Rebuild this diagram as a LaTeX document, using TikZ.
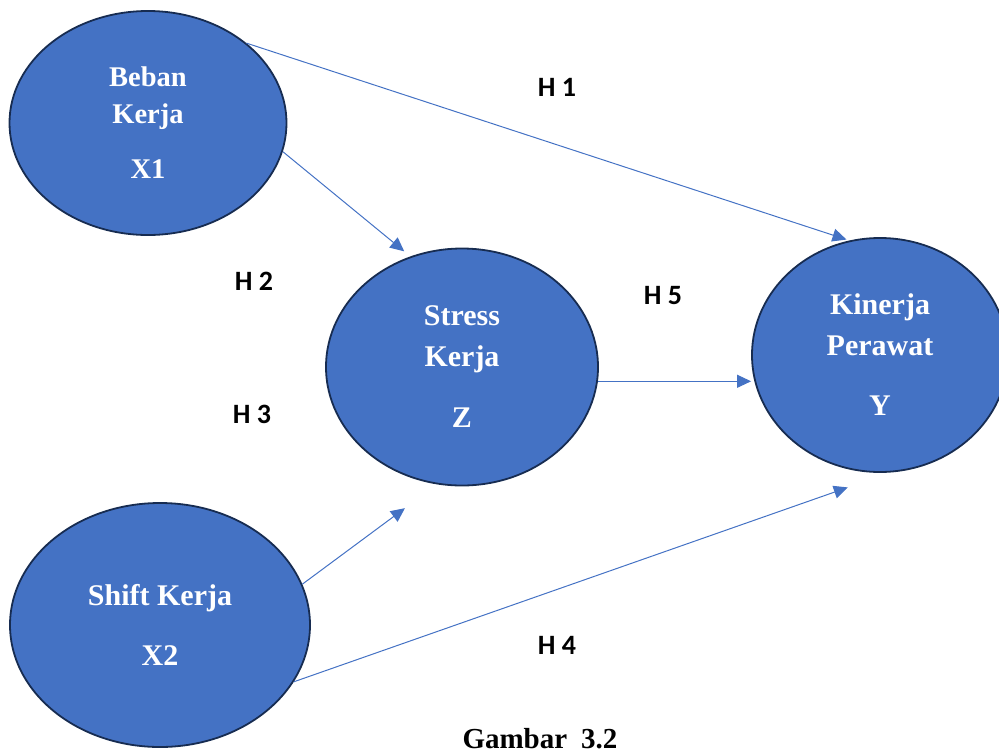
\documentclass[tikz,border=0pt]{standalone}
\usepackage{fontspec}
\setmainfont{Liberation Serif}
\newfontfamily\carlito{Carlito}
\usetikzlibrary{shapes.geometric,arrows.meta}
\definecolor{nodeblue}{HTML}{4472C4}
\definecolor{nodeedge}{HTML}{172C51}

\begin{document}
\begin{tikzpicture}[x=1pt,y=-1pt,
        latent/.style={ellipse,draw=nodeedge,line width=1.8pt,fill=nodeblue,
            inner sep=0pt,align=center,text=white,
            font=\fontsize{30}{41}\selectfont\bfseries},
        arr/.style={draw=nodeblue,line width=1pt,-{Triangle[length=14pt,width=13pt]}},
        hyp/.style={font=\carlito\fontsize{28}{28}\selectfont\bfseries}]
                \useasboundingbox (0,0) rectangle (999,753);
                \clip (0,0) rectangle (999,753);
                % variabel
                \node[latent,minimum width=277pt,minimum height=224pt,font=\fontsize{28.5}{37}\selectfont\bfseries] (X1) at (148,123) {Beban\\Kerja\\[18pt]X1};
                \node[latent,minimum width=300pt,minimum height=244pt] (X2) at (160,625) {Shift Kerja\\[19pt]X2};
                \node[latent,minimum width=272pt,minimum height=237pt] (Z) at (462,367) {Stress\\Kerja\\[20pt]Z};
                \node[latent,minimum width=256pt,minimum height=234pt] (Y) at (880,355) {Kinerja\\Perawat\\[19pt]Y};
                % hipotesis
                \draw[arr,shorten >=3pt] (X1.39) -- (Y.105);
                \draw[arr,shorten >=8pt] (X1.-12) -- (Z.115);
                \draw[arr,shorten >=40pt] (X2.16) -- (Z.-102);
                \draw[arr,shorten >=45pt] (X2.-23) -- (Y.-85);
                \draw[arr] (Z.-6) -- (Z.-6 -| Y.west);
                \node[hyp] (H1) at (557,87) {H 1};
                \node[hyp] (H2) at (254,281) {H 2};
                \node[hyp] (H3) at (252,414) {H 3};
                \node[hyp] (H4) at (557,645) {H 4};
                \node[hyp] (H5) at (663,296) {H 5};
                %\node (judul) ...
                \node[anchor=base,font=\fontsize{29}{29}\selectfont\bfseries] (caption) at (540,748) {Gambar\hspace{14pt}3.2};
            \end{tikzpicture}
\end{document}
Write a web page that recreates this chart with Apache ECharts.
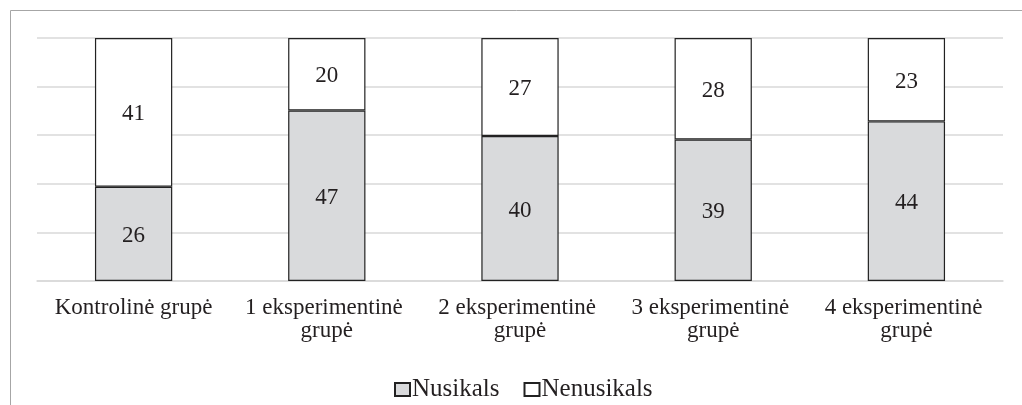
<!DOCTYPE html>
<html>
<head>
<meta charset="utf-8">
<script src="https://cdn.jsdelivr.net/npm/echarts@6/dist/echarts.min.js"></script>
<style>
  html, body { margin: 0; padding: 0; background: #fff; }
  #chart { width: 1022px; height: 405px; }
</style>
</head>
<body>
<div id="chart"></div>
<script>
// groups and counts
const categories = [
  'Kontrolinė grupė',
  '1 eksperimentinė grupė',
  '2 eksperimentinė grupė',
  '3 eksperimentinė grupė',
  '4 eksperimentinė grupė'
];
const nusikals = [26, 47, 40, 39, 44];
const nenusikals = [41, 20, 27, 28, 23];

const FONT = '"Liberation Serif", "Times New Roman", serif';

// 100% stacked: share of each group, label keeps the raw count
const totals = categories.map((c, i) => nusikals[i] + nenusikals[i]);
const share = (arr) => arr.map((v, i) => ({ value: v / totals[i] * 100, count: v }));

const chart = echarts.init(document.getElementById('chart'), null, { renderer: 'canvas' });

const labelStyle = {
  show: true,
  position: 'inside',
  color: '#231f20',
  fontFamily: FONT,
  fontSize: 23,
  offset: [0, 2],
  formatter: (p) => p.data.count
};

chart.setOption({
  animation: false,
  backgroundColor: '#fff',
  graphic: [{
    type: 'rect',
    shape: { x: 10.5, y: 10.5, width: 1200, height: 600 },
    style: { fill: 'none', stroke: '#a6a6a6', lineWidth: 1 },
    silent: true
  }],
  grid: { left: 37, right: 19, top: 38, bottom: 124 },
  legend: {
    top: 372,
    left: 389,
    icon: 'rect',
    itemWidth: 15,
    itemHeight: 13,
    itemGap: 24,
    textStyle: { fontFamily: FONT, fontSize: 25, color: '#231f20', padding: [0, 0, 0, -3] },
    data: ['Nusikals', 'Nenusikals']
  },
  xAxis: {
    type: 'category',
    data: categories,
    axisLine: { show: true, lineStyle: { color: '#d9d9d9', width: 1.5 } },
    axisTick: { show: false },
    axisLabel: {
      margin: 15,
      color: '#231f20',
      fontFamily: FONT,
      fontSize: 23,
      lineHeight: 23,
      width: 190,
      overflow: 'break',
      interval: 0
    }
  },
  yAxis: {
    type: 'value',
    min: 0,
    max: 100,
    interval: 20,
    axisLabel: { show: false },
    axisLine: { show: false },
    axisTick: { show: false },
    splitLine: { lineStyle: { color: '#d9d9d9', width: 1.5 } }
  },
  series: [
    {
      name: 'Nusikals',
      type: 'bar',
      stack: 'all',
      barCategoryGap: '60%',
      data: share(nusikals),
      itemStyle: { color: '#d9dadc', borderColor: '#222', borderWidth: 1.2 },
      label: labelStyle
    },
    {
      name: 'Nenusikals',
      type: 'bar',
      stack: 'all',
      barCategoryGap: '60%',
      data: share(nenusikals),
      itemStyle: { color: '#fff', borderColor: '#222', borderWidth: 1.2 },
      label: labelStyle
    }
  ]
});
</script>
</body>
</html>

- - - - -

:: EXERCISE ::
Your answer should be a single number: the count of lines in these records that hold the string "this".

:: CORRECT RESPONSE ::
2